— START OF Data listing —

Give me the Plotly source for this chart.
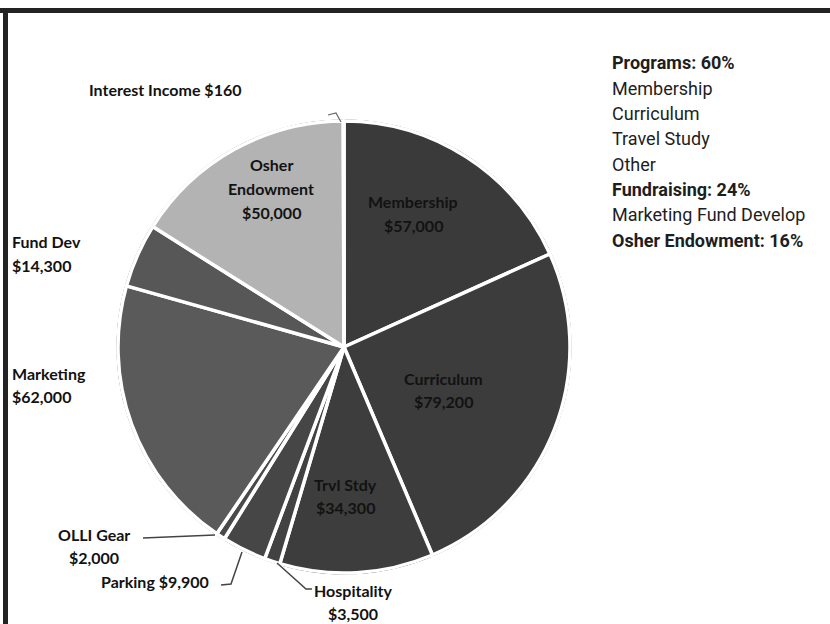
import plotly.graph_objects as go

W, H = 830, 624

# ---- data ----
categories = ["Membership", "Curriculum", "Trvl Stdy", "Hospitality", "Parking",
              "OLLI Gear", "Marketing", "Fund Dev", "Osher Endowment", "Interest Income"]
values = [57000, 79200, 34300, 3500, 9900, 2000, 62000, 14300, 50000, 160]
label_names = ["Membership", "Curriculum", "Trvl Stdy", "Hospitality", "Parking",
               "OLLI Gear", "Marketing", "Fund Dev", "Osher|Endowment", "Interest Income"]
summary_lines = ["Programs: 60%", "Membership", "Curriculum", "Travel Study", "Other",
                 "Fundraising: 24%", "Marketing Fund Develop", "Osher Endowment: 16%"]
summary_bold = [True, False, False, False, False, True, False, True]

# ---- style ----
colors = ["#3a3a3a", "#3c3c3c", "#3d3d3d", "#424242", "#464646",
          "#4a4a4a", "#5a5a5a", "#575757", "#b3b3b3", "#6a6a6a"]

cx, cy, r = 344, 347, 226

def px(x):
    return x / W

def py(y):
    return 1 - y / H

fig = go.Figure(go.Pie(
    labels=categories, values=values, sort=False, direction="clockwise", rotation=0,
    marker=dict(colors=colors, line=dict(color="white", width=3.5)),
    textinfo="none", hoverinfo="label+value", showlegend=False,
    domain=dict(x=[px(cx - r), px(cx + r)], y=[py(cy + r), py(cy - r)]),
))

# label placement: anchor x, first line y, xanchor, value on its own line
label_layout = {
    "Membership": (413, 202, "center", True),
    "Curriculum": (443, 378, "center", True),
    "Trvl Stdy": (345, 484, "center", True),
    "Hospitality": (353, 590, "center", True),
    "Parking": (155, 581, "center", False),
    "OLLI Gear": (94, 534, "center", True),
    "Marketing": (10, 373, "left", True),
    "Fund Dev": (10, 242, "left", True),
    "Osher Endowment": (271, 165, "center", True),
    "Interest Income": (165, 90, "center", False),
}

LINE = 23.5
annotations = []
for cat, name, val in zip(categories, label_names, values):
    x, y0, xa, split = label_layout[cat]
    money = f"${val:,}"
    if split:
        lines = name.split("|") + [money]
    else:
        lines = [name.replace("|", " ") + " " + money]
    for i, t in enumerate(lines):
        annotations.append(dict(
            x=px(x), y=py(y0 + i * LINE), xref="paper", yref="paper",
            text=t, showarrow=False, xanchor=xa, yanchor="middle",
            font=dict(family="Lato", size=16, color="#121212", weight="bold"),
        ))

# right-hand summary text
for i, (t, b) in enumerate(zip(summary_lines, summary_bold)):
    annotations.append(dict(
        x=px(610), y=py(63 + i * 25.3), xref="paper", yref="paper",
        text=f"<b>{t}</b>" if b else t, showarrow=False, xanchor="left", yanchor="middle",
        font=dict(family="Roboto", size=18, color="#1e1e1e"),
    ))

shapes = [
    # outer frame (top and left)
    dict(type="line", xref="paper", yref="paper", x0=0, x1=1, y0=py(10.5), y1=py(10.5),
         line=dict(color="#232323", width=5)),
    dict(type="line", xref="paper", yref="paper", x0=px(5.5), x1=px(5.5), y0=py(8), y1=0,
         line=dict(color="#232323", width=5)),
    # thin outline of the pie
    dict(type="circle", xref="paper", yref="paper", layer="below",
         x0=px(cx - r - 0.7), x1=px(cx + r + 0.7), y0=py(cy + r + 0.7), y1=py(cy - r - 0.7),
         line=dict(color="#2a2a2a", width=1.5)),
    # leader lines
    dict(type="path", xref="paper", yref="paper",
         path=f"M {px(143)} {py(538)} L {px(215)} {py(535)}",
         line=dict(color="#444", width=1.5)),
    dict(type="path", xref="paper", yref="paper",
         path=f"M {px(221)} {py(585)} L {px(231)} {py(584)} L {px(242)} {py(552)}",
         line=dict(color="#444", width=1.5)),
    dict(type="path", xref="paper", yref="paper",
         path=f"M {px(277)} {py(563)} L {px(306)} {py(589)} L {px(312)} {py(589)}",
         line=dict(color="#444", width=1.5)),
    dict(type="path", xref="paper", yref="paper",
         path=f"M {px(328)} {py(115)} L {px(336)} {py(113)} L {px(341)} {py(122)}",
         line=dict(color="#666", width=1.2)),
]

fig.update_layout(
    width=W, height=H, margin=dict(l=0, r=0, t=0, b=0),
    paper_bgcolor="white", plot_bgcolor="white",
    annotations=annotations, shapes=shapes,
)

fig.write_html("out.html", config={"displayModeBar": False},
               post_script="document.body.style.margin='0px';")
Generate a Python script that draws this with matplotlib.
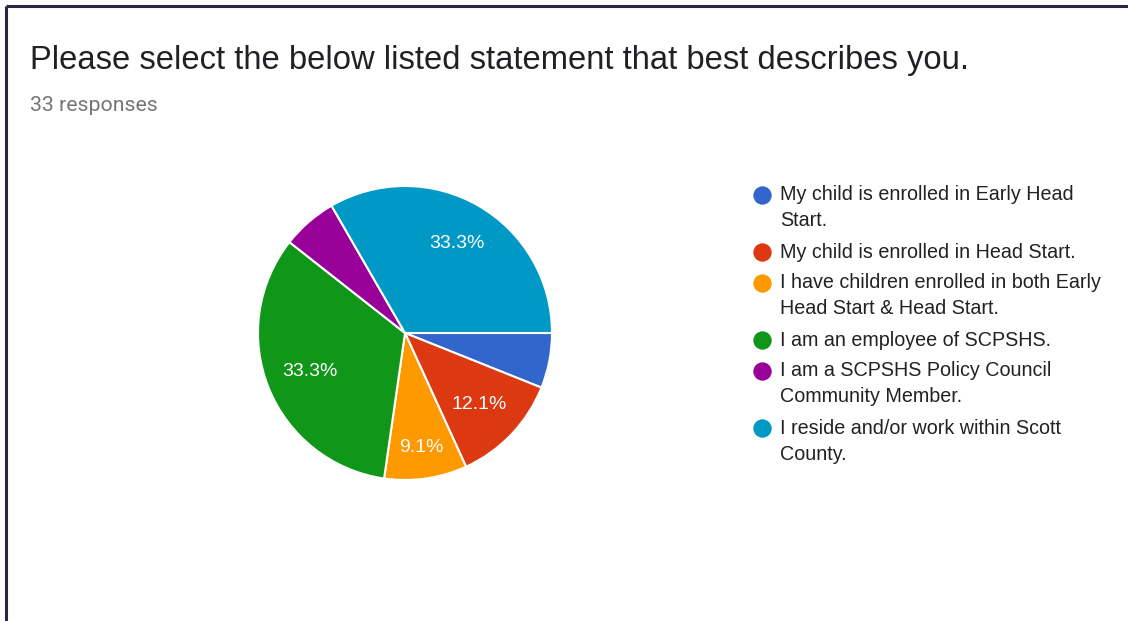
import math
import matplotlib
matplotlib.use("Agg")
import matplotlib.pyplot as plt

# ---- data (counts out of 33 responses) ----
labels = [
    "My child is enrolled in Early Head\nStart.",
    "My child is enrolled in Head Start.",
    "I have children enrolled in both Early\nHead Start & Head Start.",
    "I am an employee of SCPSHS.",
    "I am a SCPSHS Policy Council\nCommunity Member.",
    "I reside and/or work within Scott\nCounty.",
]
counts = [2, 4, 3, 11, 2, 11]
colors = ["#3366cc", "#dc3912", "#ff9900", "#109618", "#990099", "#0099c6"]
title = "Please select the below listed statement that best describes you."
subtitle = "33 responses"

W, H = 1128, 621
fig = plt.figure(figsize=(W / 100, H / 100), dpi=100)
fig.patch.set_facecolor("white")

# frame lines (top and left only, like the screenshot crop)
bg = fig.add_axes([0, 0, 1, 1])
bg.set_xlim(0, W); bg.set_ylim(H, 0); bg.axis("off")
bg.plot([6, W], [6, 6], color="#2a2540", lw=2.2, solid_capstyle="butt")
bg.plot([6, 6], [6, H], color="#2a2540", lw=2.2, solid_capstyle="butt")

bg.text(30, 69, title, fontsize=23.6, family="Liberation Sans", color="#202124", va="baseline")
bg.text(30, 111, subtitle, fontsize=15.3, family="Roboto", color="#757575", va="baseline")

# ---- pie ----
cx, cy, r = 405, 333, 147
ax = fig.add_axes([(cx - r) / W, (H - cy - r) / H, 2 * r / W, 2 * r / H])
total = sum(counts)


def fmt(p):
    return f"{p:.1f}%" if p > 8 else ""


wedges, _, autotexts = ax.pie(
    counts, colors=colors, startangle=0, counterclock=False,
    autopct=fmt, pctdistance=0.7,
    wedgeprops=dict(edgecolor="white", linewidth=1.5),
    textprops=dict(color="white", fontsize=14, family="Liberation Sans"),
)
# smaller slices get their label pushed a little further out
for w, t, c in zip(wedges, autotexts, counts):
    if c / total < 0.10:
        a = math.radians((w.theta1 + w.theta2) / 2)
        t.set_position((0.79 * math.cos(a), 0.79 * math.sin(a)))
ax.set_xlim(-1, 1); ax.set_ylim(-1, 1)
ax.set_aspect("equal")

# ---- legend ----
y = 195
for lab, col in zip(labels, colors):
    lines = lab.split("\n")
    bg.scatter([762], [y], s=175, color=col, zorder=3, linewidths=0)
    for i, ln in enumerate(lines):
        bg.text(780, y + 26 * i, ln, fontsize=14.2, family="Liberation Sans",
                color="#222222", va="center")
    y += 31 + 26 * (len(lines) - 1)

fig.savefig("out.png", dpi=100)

— END OF Data listing —
— START OF Data listing —

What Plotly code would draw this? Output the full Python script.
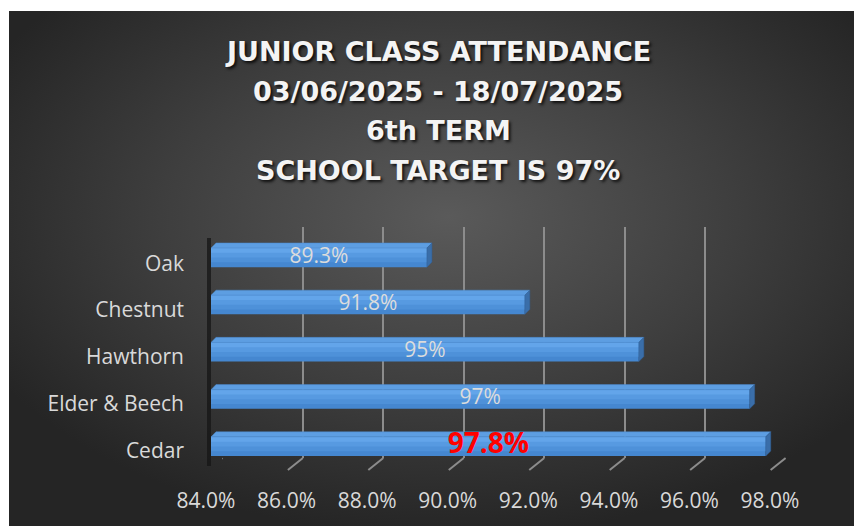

— END OF Data listing —

Instructions for the task: Only the lines from the one bearing "Generate a Python" to the one bearing "import matplotlib.pyplot as plt", both included, should be restated word for word, with pictures left out.

Final answer:
Generate a Python script that draws this with matplotlib.
import math
import matplotlib
matplotlib.use("Agg")
import matplotlib.pyplot as plt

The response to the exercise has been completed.